I personally struggle with uncontrolled anger and continue to seek assistance in managing my anger to this day. Most people do not think of uncontrolled anger as a segment of mental illness. As a matter of fact, there is a common notion that anger issues stem solely from a lack of self-control or selfishness that affects the victim, not the individual who dished it out. Therefore, people who suffer from uncontrollable anger have a different process in gaining support for managing anger issues than other mental illnesses. Anger has a way of scaring people away and antagonizing love ones to a point of apathy, which ironically increases and fuels the internal anger an individual like myself ends up suffering from.

Let me first take the opportunity to explain my story before I go further. I am 28 years old and have struggled with my anger for as long as I can remember. Unfortunately, I did nothing seriously about it until mid-summer 2016. However, I only took the initiative because I was at the lowest point of my life at the time. I grew up in very structured home and had a very stable background. I excelled in anything academia related, participated in church, and tried to honor my parents as best I could. But I struggled with a lot of insecurities at an early age and I didn’t have the support I needed from home to manage those insecurities. It was very difficult for me to acquiesce to people not accepting me for who I was. I got teased a lot in school for my physical health issues, the clothes I wore, etc. These were experiences everyone had during the adolescent year’s right? Well it wasn’t that simple for me. I was subjected to slander and hate that no one should go through at any age. I won’t go into all the specific details because I’m not intending to initiate a sob story or get anyone to feel sorry for me. However, I wanted to highlight how those insecurities and troubled times cultivated itself into a rage that was festering inside my heart over the years.

Believe it or not, what made it worse was going home after school to this /structured home I spoke of before. How can I come from a decent background but not be able to deal with those typical adolescent experiences? Because my home wasn’t a free space to articulate those feelings and insecurities. My parents had great expectations for me growing up, especially my father.

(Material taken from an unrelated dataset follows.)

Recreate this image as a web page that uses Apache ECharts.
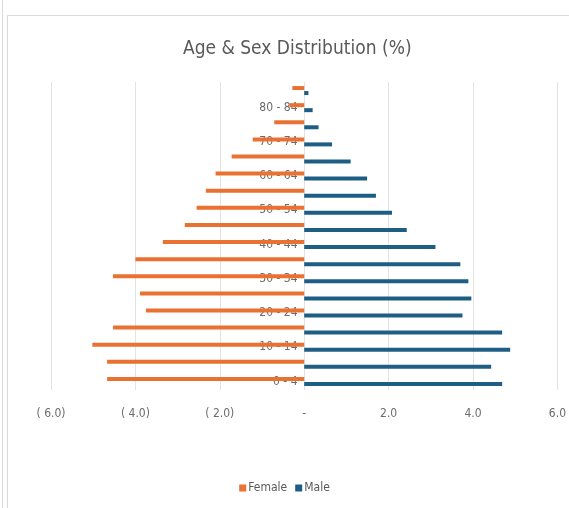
<!DOCTYPE html>
<html>
<head>
<meta charset="utf-8">
<script src="https://cdn.jsdelivr.net/npm/echarts@6/dist/echarts.min.js"></script>
<style>html,body{margin:0;padding:0;background:#fff;}#c{width:569px;height:508px;}</style>
</head>
<body>
<div id="c"></div>
<script>
const ageGroups = ['0 - 4','5 - 9','10 - 14','15 - 19','20 - 24','25 - 29','30 - 34','35 - 39','40 - 44','45 - 49','50 - 54','55 - 59','60 - 64','65 - 69','70 - 74','75 - 79','80 - 84','85+'];
const femaleValues = [4.67, 4.67, 5.02, 4.53, 3.75, 3.89, 4.53, 4.0, 3.35, 2.83, 2.55, 2.33, 2.1, 1.72, 1.22, 0.71, 0.35, 0.28];
const maleValues = [4.69, 4.43, 4.88, 4.69, 3.75, 3.96, 3.89, 3.7, 3.11, 2.43, 2.08, 1.7, 1.49, 1.1, 0.66, 0.34, 0.2, 0.1];
const xTicks = [-6, -4, -2, 0, 2, 4, 6];

const FONT = '"Liberation Sans Narrow", "DejaVu Sans Condensed", "Roboto Condensed", sans-serif';
const GRID_LEFT = 51, GRID_RIGHT = 9, W = 569;
const zeroOffset = -((W - GRID_LEFT - GRID_RIGHT) * (0 - xTicks[0]) / (xTicks[xTicks.length - 1] - xTicks[0]));
const chart = echarts.init(document.getElementById('c'), null, {renderer: 'canvas'});
chart.setOption({
  backgroundColor: '#ffffff',
  animation: false,
  title: {
    text: 'Age & Sex Distribution (%)',
    left: 178,
    top: 35,
    textStyle: {fontFamily: FONT, fontSize: 19, fontWeight: 'normal', color: '#595959'}
  },
  graphic: [
    {type: 'rect', shape: {x: 7.5, y: 15.5, width: 700, height: 700}, style: {fill: 'none', stroke: '#D9D9D9', lineWidth: 1}, silent: true},
    {type: 'line', shape: {x1: 2.5, y1: 0, x2: 2.5, y2: 508}, style: {stroke: '#D9D9D9', lineWidth: 1}, silent: true}
  ],
  legend: {
    bottom: 9,
    left: 'center',
    itemWidth: 7,
    itemHeight: 7,
    itemGap: 8,
    icon: 'rect',
    textStyle: {fontFamily: FONT, fontSize: 12, color: '#595959', padding: [0, 0, 0, -3]},
    data: ['Female', 'Male']
  },
  grid: {left: GRID_LEFT, right: GRID_RIGHT, top: 82, bottom: 118, containLabel: false},
  xAxis: {
    type: 'value',
    min: xTicks[0],
    max: xTicks[xTicks.length - 1],
    interval: 2,
    axisLine: {show: false},
    axisTick: {show: false},
    splitLine: {show: true, lineStyle: {color: '#E3E3E3', width: 1}},
    axisLabel: {
      margin: 18,
      fontFamily: FONT,
      fontSize: 12,
      color: '#6b6b6b',
      formatter: function (v) {
        if (v === 0) return '-';
        if (v < 0) return '( ' + Math.abs(v).toFixed(1) + ')';
        return v.toFixed(1);
      }
    }
  },
  yAxis: {
    type: 'category',
    position: 'left',
    offset: zeroOffset,
    data: ageGroups,
    axisLine: {show: false, onZero: false},
    axisTick: {show: false},
    axisLabel: {interval: 1, fontFamily: FONT, fontSize: 12, color: '#6b6b6b', margin: 8}
  },
  series: [
    {
      name: 'Female',
      type: 'bar',
      data: femaleValues.map(v => -v),
      barWidth: 4,
      barGap: '25%',
      itemStyle: {color: '#E97132'}
    },
    {
      name: 'Male',
      type: 'bar',
      data: maleValues,
      barWidth: 4,
      itemStyle: {color: '#1F5E84'}
    }
  ]
});
</script>
</body>
</html>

My father was very hard on my brother and I. There were many situations where my father crossed that thin line of discipline and abuse. I used to be so abnormally fearful of my father that I dreaded being in the home alone with him at times. My father himself struggled so much with anger and control issues that he didn’t know how to reconcile his feelings, or effectively interact with me as his son, not an inmate. For years these abusive experiences shaped my life in a way that made me hyper sensitive and very defensive.

As I grew older, I internalized my parents’ high expectations, discipline methods, and my insecurities such that I became a human ticking time bomb. If you crossed me in any way, I made sure to tear you down verbally. I made it a point to intimidate people and force individuals to respect me at all cost, and to a certain extent, it worked. Certain people in high school, college, work colleagues, and even my now current fiancé learned to tread lightly around me (just like I did around my father). But this was obviously toxic and God was not at all please with me! My anger was so out of control that it led to getting released from two jobs during my high school and college years. My relationship with my fiancé has been soiled because of my anger. My relationship with my brother is not ideal due to not being able to manage my emotions. Sadly, it wasn’t until I became an adult that I realized that all these issues stemmed from the home I grew up in and the fact that I neglected God’s presence as I got older.

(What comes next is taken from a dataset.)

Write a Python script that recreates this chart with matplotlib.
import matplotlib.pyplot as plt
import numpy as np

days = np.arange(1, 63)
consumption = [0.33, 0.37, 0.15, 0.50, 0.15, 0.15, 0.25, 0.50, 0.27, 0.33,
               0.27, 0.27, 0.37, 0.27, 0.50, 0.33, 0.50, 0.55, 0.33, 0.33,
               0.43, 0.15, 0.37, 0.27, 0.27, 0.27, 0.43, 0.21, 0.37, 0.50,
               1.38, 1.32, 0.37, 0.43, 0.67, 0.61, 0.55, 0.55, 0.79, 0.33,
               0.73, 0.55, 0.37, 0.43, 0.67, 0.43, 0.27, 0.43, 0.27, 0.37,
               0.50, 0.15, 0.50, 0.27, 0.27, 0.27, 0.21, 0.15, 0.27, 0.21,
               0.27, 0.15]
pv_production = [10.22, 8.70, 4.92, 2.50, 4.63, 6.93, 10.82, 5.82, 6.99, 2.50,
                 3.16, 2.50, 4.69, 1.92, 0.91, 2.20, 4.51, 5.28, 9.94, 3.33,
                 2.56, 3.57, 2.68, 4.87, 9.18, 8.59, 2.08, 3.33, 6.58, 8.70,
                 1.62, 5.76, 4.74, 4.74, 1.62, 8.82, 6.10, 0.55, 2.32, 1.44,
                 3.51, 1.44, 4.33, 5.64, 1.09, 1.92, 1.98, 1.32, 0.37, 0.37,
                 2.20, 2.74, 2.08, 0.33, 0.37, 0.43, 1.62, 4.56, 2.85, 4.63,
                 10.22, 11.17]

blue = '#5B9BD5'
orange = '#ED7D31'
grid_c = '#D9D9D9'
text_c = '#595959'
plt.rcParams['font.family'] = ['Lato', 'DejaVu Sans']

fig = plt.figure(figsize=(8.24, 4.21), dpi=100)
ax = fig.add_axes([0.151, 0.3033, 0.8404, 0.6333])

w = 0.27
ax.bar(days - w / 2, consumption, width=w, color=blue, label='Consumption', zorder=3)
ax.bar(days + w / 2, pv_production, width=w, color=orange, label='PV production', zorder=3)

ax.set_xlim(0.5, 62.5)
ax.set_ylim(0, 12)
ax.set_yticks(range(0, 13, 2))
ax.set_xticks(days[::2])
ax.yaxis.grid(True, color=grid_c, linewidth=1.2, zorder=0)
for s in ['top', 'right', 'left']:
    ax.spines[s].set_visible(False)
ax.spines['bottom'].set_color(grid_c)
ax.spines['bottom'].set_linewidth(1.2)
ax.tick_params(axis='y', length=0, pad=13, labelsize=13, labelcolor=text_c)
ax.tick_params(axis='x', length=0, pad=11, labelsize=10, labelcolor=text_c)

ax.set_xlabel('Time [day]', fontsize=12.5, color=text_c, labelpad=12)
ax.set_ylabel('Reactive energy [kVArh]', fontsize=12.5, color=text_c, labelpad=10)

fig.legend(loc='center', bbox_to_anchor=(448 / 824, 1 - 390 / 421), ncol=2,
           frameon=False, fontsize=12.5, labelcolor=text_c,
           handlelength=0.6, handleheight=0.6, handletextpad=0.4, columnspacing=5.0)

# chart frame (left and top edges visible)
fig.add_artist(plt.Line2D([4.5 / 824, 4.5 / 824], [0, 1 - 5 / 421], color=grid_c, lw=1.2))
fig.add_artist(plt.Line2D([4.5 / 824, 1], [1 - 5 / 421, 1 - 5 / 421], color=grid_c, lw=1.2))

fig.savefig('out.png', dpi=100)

Now let’s be clear, I am not blaming my father or anyone in my family at all for MY mistakes. I actually love my family with all my heart.  I’m not even blaming my plight as a black man being stigmatized in America for my uncontrolled anger. I am just highlighting the factors that have contributed to my mental suffering over the last 20 years of my life. But it doesn’t give me or anyone else a pass to not self-improve and fix the issues. The blame game will never help and all you’ll be doing is setting yourself up to fail if you continue to point the finger at everyone else except yourself. That’s why emotional intelligence and self-awareness is imperative to conquer mental illness. You must understand the root cause of an issue before treating the sickness, but you also must realize that you cannot do that by yourself. I will preface this next comment by explaining that I am a Christian so everything I say below is through the Grace of God and having a clear understanding of Jesus’ commandments about loving God and loving others as yourself (Matthew 22: 37-40). With that being said, if anyone suffers from out of controlled anger like myself, you must seek help that is Christian based and surround yourself with a Christian based community group who will keep you accountable in the healing process. This isn’t to say family and friends can’t help or support because it’s essential to have them in your corner! But you also want someone removed from your history who can be objective and frank with you such as a counselor. Anger management must be dealt with head on and be diligently accessed as much as possible. It’s no different than a drug addict trying to become sober, the process is painful and you will undoubtedly have slip ups. God knows I still have outburst and have punched countless holes in walls out of anger while going through counseling. But God has all power and He has provided us with amazing men, women, and platforms such as Uplift4Men to continue conquering these mental illnesses that prevents us from being the best version of ourselves.